I crashed a mainframe. That is not supposed to be possible, but I did. Um, acheivement unlocked??
In the early 90s I was installing a fully redundant system that talked to the local mainframe at the client site. I had to write custom code changes for this site, and finally got them all working just before the mainframe went down at 6:00, per the nightly schedule. Yeah, that’s pathetic, but it’s how the client worked. They claimed they needed 12 hours to process a database. Anyway, between 6:00 and 8-ish that night, I documented my changes, backed everything up to tape, and copied everything from the primary computer to the stand-by/backup server.
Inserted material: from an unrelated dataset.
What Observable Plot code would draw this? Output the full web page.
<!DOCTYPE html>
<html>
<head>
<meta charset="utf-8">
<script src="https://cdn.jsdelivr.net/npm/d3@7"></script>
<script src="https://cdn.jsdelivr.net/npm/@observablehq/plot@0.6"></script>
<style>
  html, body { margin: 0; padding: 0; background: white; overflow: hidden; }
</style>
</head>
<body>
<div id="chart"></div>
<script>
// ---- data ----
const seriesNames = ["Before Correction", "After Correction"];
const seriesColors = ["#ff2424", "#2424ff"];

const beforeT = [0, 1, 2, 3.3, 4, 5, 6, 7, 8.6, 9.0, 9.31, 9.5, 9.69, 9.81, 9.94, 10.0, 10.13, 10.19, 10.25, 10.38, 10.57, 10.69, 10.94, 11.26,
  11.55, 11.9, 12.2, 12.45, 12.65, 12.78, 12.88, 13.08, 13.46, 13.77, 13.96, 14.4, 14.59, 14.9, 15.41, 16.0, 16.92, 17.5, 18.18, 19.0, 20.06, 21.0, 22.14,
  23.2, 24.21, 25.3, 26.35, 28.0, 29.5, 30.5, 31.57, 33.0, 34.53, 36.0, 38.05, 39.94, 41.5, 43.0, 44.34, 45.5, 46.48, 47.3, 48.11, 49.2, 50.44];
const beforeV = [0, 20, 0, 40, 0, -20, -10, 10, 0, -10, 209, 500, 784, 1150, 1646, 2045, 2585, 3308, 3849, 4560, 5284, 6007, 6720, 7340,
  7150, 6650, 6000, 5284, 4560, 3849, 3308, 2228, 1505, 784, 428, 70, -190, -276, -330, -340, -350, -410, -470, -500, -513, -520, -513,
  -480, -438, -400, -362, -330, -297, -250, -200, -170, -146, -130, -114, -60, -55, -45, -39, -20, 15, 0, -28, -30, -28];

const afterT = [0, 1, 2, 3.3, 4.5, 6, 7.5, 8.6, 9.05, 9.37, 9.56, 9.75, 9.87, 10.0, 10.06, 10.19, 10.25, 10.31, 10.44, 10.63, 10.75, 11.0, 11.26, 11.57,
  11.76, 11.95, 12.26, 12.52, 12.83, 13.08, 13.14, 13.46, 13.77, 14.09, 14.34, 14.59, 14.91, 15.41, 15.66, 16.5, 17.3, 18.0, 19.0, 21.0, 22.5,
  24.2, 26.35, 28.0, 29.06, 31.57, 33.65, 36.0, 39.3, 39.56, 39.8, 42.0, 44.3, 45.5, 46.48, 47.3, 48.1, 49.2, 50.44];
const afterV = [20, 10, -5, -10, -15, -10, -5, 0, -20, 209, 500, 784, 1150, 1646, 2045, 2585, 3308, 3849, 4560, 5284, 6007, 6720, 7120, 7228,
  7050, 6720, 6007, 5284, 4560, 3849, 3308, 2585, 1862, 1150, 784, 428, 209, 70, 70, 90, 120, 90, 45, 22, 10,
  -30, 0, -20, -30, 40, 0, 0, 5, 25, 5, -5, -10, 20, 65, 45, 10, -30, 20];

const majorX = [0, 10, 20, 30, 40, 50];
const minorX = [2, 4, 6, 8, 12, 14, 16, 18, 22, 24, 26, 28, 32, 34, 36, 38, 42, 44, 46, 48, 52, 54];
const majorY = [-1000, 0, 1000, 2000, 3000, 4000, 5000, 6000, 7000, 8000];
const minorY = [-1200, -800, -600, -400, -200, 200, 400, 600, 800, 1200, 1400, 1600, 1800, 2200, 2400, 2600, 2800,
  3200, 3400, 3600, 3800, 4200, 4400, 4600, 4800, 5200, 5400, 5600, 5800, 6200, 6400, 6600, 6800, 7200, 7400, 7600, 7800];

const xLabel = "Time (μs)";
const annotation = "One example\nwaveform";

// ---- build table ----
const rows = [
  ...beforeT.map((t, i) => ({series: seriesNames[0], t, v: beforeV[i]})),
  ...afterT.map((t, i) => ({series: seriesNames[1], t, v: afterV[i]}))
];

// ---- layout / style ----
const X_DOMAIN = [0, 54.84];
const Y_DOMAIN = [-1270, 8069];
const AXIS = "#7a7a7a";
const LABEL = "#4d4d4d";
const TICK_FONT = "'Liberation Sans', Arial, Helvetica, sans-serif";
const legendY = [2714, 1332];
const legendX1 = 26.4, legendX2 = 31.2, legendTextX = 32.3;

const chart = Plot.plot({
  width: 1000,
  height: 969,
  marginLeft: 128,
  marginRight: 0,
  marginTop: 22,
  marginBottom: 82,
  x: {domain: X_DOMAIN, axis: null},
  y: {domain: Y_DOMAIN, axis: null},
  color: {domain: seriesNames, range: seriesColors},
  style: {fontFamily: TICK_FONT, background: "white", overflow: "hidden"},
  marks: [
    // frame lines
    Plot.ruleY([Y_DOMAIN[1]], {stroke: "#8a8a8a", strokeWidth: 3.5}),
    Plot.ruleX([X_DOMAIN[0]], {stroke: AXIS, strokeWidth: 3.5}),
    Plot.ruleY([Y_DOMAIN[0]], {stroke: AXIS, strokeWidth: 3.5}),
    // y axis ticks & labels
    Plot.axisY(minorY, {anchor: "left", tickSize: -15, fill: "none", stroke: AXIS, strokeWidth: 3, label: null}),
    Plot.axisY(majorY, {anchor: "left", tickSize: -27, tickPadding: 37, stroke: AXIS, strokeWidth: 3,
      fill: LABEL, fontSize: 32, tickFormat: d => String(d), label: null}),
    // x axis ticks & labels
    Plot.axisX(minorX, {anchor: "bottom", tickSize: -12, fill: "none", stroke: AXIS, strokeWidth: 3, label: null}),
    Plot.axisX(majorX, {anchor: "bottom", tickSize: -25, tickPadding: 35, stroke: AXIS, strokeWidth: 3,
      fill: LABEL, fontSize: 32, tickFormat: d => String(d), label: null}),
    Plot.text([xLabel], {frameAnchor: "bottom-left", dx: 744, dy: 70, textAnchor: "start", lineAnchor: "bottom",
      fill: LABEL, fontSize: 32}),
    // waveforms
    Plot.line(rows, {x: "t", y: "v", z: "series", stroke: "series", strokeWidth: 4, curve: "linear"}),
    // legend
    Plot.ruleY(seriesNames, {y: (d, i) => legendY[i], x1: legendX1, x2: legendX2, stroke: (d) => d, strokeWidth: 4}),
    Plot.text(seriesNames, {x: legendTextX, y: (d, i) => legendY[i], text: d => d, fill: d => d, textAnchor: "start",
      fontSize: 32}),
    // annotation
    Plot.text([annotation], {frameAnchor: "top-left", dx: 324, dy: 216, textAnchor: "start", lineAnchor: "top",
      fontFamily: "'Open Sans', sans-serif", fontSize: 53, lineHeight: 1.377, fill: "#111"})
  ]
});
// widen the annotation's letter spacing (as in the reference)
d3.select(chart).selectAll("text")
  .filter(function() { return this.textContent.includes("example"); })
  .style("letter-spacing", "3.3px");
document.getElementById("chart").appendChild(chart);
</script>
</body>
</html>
Then I went to my hotel, confident that everything would be great when the mainframe came back up at 6:00 AM. I could relax after my long day - I’d come in as soon after 6:00 AM as I could so I’d have a full day while the mainframe was up so I could (hopefully) complete my site-custom code changes.
Each machine accessed the mainframe through regular user accounts. We had a file for each machine’s mainframe passwords. I was careful - I had a backup of each machine’s password file on the other machine. During my long day I changed all the account passwords. What I neglected to do was save a current copy of the backup machine’s password file on the primary before I sprayed around the files. When I was saving my files around I had, without realizing it, saved the old password file to each machine. Neither machine had the correct password file, but the mainframe was down anyway so the failure would not be visible until the mainframe came back up at 6:00 AM.
Cue scary music.
When I drifted back to the client site at 9-ish in the morning, and walked to where my system was located, I could hear people whispering “He’s the one!” I got to my system, and saw that both mainframe connections were down. I shut them down, and checked the virtual screens. Each of the accounts had tried to log in with the old password. That failed, so my system was programmed to wait one minute and try to log in again. For each account. And again, and again. Lather, rinse repeat for 48 accounts every minute from 6:00 AM until 9:00-ish. I realized what had happened, so I called the help desk.
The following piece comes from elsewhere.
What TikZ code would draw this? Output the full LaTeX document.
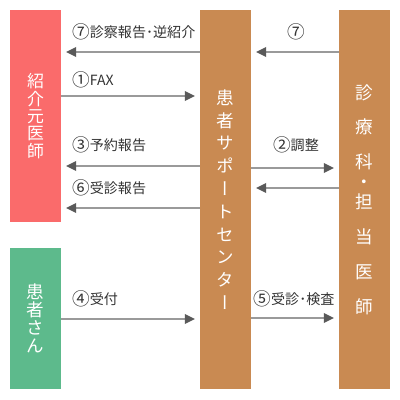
\documentclass[tikz,border=0pt]{standalone}
\usepackage{fontspec}
\setmainfont{Noto Sans CJK JP}
\newfontfamily\vjp[RawFeature=+vert]{Noto Sans CJK JP}
\usetikzlibrary{arrows.meta}

\definecolor{refred}{HTML}{FA6B6B}
\definecolor{suporange}{HTML}{C98A52}
\definecolor{ptgreen}{HTML}{5DBA8C}
\definecolor{arrline}{HTML}{9A9A9A}
\definecolor{arrhead}{HTML}{5A5A5A}
\definecolor{lbltext}{HTML}{333333}

% larger circled step numbers
\newcommand\stepno[1]{\raisebox{-0.6pt}{\fontsize{12.5}{12}\selectfont#1}}

\begin{document}
\begin{tikzpicture}[
    x=0.025cm, y=-0.025cm,
    box/.style={minimum width=1.275cm, inner sep=0pt, text=white, align=center},
    flow/.style={-{Triangle[length=0.25cm, width=0.24cm, color=arrhead]}, draw=arrline, line width=1.1pt, shorten >=0.12cm},
    lbl/.style={font=\fontsize{10}{12}\selectfont, text=lbltext, inner sep=0pt},
]
\useasboundingbox (0,0) rectangle (400,400);

% boxes
\node[box, fill=refred, minimum height=5.3cm, font=\vjp\fontsize{12}{12.3}\selectfont] (doc) at (35.5,116) {紹\\介\\元\\医\\師};
\node[box, fill=ptgreen, minimum height=3.525cm, font=\vjp\fontsize{12.5}{12.8}\selectfont] (pat) at (35.5,318.5) {患\\者\\さ\\ん};
\node[box, fill=suporange, minimum height=9.475cm, font=\vjp\fontsize{12.5}{16.2}\selectfont] (sup) at (225.5,199.5) {患\\者\\サ\\ポ\\ー\\ト\\セ\\ン\\タ\\ー};
\node[box, fill=suporange, minimum height=9.475cm, font=\vjp\fontsize{12.5}{24.8}\selectfont] (dept) at (364.5,199.5) {診\\療\\科\\[-10.6pt]・\\[-10.6pt]担\\当\\医\\師};

% arrows
\foreach \a/\b/\y in {sup.west/doc.east/52, doc.east/sup.west/96, sup.west/doc.east/166,
                      sup.west/doc.east/208, pat.east/sup.west/319,
                      dept.west/sup.east/52, sup.east/dept.west/168,
                      dept.west/sup.east/188, sup.east/dept.west/318}
    \draw[flow] (\a |- 0,\y) -- (\b |- 0,\y);

% labels
\node[lbl, anchor=west] (l7)  at (72,32)  {\stepno{⑦}診察報告･逆紹介};
\node[lbl, anchor=west] (l1)  at (72,80)  {\stepno{①}FAX};
\node[lbl, anchor=west] (l3)  at (72,145) {\stepno{③}予約報告};
\node[lbl, anchor=west] (l6)  at (72,188) {\stepno{⑥}受診報告};
\node[lbl, anchor=west] (l4)  at (72,299) {\stepno{④}受付};
\node[lbl] (r7) at (296,32)  {\stepno{⑦}};
\node[lbl] (r2) at (296,145) {\stepno{②}調整};
\node[lbl] (r5) at (294,299) {\stepno{⑤}受診･検査};

\end{tikzpicture}
\end{document}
I did not realize the magnitude of the consequences of my screw up. It turns out my machine’s 48 failed log-ins every minute for 3 hours had overflowed the mainframe’s security logs, and nobody could log in. That’s the part that’s not supposed to happen - the security logs should not have overflowed at all, let alone so easily, and even with some repeated bad logins other folks should still have been able to log in. I don’t know why someone from at the client site didn’t call me at my hotel - they had all the information, and the mainframe security folks had ID’ed my system as the problem. The mainframe comms folks could have shut down those two lines, but instead they waited for me to come back in.
I called the help desk and said I needed to reset a number of account passwords, and the help desk person said “Darn right you do!” Anyway, it was all fixed in a few minutes, but I had crashed a mainframe.
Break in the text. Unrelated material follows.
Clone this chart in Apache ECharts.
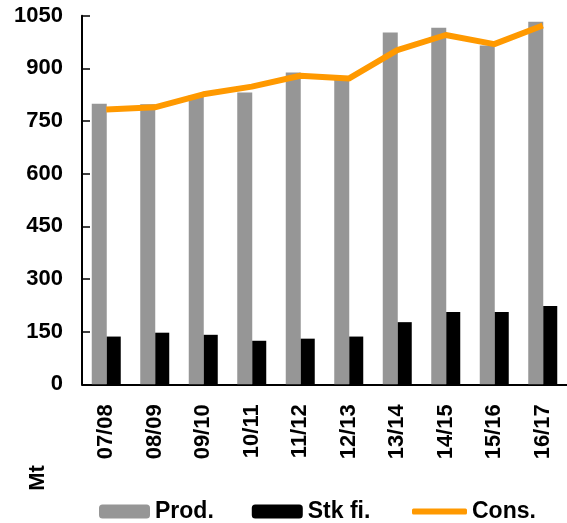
<!DOCTYPE html>
<html>
<head>
<meta charset="utf-8">
<script src="https://cdn.jsdelivr.net/npm/echarts@6/dist/echarts.min.js"></script>
<style>
  html, body { margin: 0; padding: 0; background: #fff; }
  #chart { width: 567px; height: 523px; }
</style>
</head>
<body>
<div id="chart"></div>
<script>
const seasons = ['07/08', '08/09', '09/10', '10/11', '11/12', '12/13', '13/14', '14/15', '15/16', '16/17']
const prod = [799, 798, 824, 831, 888, 872, 1002, 1016, 965, 1033]
const stocks = [136, 147, 141, 124, 130, 136, 177, 206, 206, 223]
const cons = [783, 789, 826, 848, 879, 871, 952, 995, 969, 1022]
const yTicks = { min: 0, max: 1050, interval: 150 }

const font = 'Liberation Sans, Arial, sans-serif'
const legendText = { fontFamily: font, fontWeight: 'bold', fontSize: 23, color: '#000' }

const chart = echarts.init(document.getElementById('chart'))
chart.setOption({
  animation: false,
  grid: { left: 82, right: -4, top: 15.7, bottom: 138.7 },
  legend: [
    {
      left: 94,
      top: 495,
      itemWidth: 51,
      itemHeight: 14,
      itemGap: 38,
      textStyle: legendText,
      data: ['Prod.', 'Stk fi.']
    },
    {
      left: 407,
      top: 495,
      itemWidth: 55,
      itemHeight: 6,
      icon: 'roundRect',
      textStyle: legendText,
      data: ['Cons.']
    }
  ],
  xAxis: {
    type: 'category',
    data: seasons,
    axisLine: { lineStyle: { color: '#000', width: 2 } },
    axisTick: { show: false },
    axisLabel: {
      rotate: 90,
      margin: 20,
      color: '#000',
      fontFamily: font,
      fontWeight: 'bold',
      fontSize: 22
    }
  },
  yAxis: {
    type: 'value',
    min: yTicks.min,
    max: yTicks.max,
    interval: yTicks.interval,
    splitLine: { show: false },
    axisLine: { show: true, lineStyle: { color: '#000', width: 2 } },
    axisTick: { show: true, inside: true, length: 8, lineStyle: { color: '#000', width: 1.5 } },
    axisLabel: {
      margin: 19,
      color: '#000',
      fontFamily: font,
      fontWeight: 'bold',
      fontSize: 22,
      formatter: v => String(v)
    }
  },
  graphic: [{
    type: 'text',
    x: 38,
    y: 478,
    rotation: Math.PI / 2,
    style: {
      text: 'Mt',
      fill: '#000',
      font: 'bold 22px ' + font,
      textAlign: 'center',
      textVerticalAlign: 'middle'
    }
  }],
  series: [
    {
      name: 'Prod.',
      type: 'bar',
      data: prod,
      barWidth: 15,
      barGap: '0%',
      itemStyle: { color: '#969696' }
    },
    {
      name: 'Stk fi.',
      type: 'bar',
      data: stocks,
      barWidth: 14,
      barGap: '0%',
      itemStyle: { color: '#000' }
    },
    {
      name: 'Cons.',
      type: 'line',
      data: cons,
      symbol: 'none',
      z: 5,
      lineStyle: { color: '#FF9900', width: 6 },
      itemStyle: { color: '#FF9900' }
    }
  ]
})
</script>
</body>
</html>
My boss at the time was a former tech person, so she was very understanding. And I took pains in the future to make sure that the backup password file for the secondary machine was stored in a separate place, so I was less likely to over-write it by mistake.
I don’t know how much crap my boss took for me. Probably a lot. That client was very particular about keeping access up - the reason they’d insisted on our system being fully redundant.